Crater Lake in the Maroon Bells-Snowmass Wilderness is at the gateway of the popular Four Pass Loop.
Courtesy of Aspen-Sopris Ranger District

Climbing up the seemingly endless switchbacks of Trail Rider Pass, I wasn’t sure if I would reach the top or capitulate to the bursting feeling that had taken over my lungs first. But, upon reaching the top, my efforts were rewarded with stunning views in every direction. From the top, I could spot my next campsite: Snowmass Lake, which appeared as a glint of sparkling blue topaz in the valley below me.

Though Trail Rider was the most painful of the four passes (partially because it was my second pass of the day), each ascent of the Four Pass Loop provided a similarly arduous climb followed by breathtaking views.

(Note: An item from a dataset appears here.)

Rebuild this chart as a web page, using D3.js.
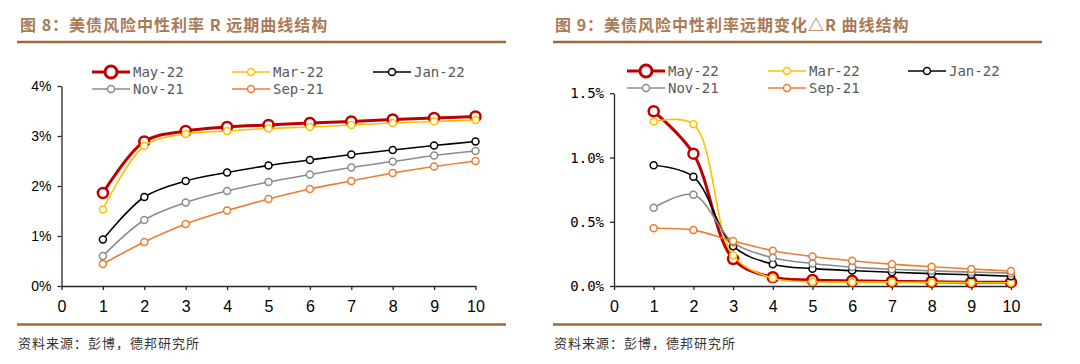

The popular trail traverses four passes in the Maroon Bells-Snowmass Wilderness, all of which surpass 12,000 feet of elevation: West Maroon, Frigid Air, Trail Rider and Buckskin. The 28-mile route typically takes hikers three or four days to complete. At the end of July, the wildflowers are at the peak of their blooming stage — I spotted blossoms in nearly every color of the rainbow.

I traveled clockwise, as most backpackers do (trailrunners completing the loop in one day often go counterclockwise in order to get the more difficult passes over with first).

Starting each day early in the morning is essential — weather proved to be a predictably volatile force, punctuating each afternoon with some combination of rain, hail and thunderstorms. The characteristic mountain weather dealt me several close calls: Minutes after setting up camp at Snowmass Lake, my tent was pelted with a relentless assault of grape-sized hail. The next day, as I began my final descent from Buckskin Pass, an especially vicious thunderstorm forced me to seek shelter momentarily before being able to continue through to the end of the trail.

To get to the trailhead, arrive before 8 a.m., when the Maroon Creek Road gate closes for public vehicles, or make reservations for the shuttle or parking permits. The trail begins with a jaunt by Crater Lake, then continues far beyond the well-traveled trail into less crowded terrain.

Though I can’t deny that the brutal inclines and erratic weather made me question what masochistic motivation had compelled me to embark on this journey, the vibrant blossoms bursting from every inch of basin floor and sweeping views of the Maroon Bells-Snowmass Wilderness made it worth the trek.

Anna Meyer is an editorial intern at The Aspen Times for part of the summer. She will be a sophomore at Vassar College this fall.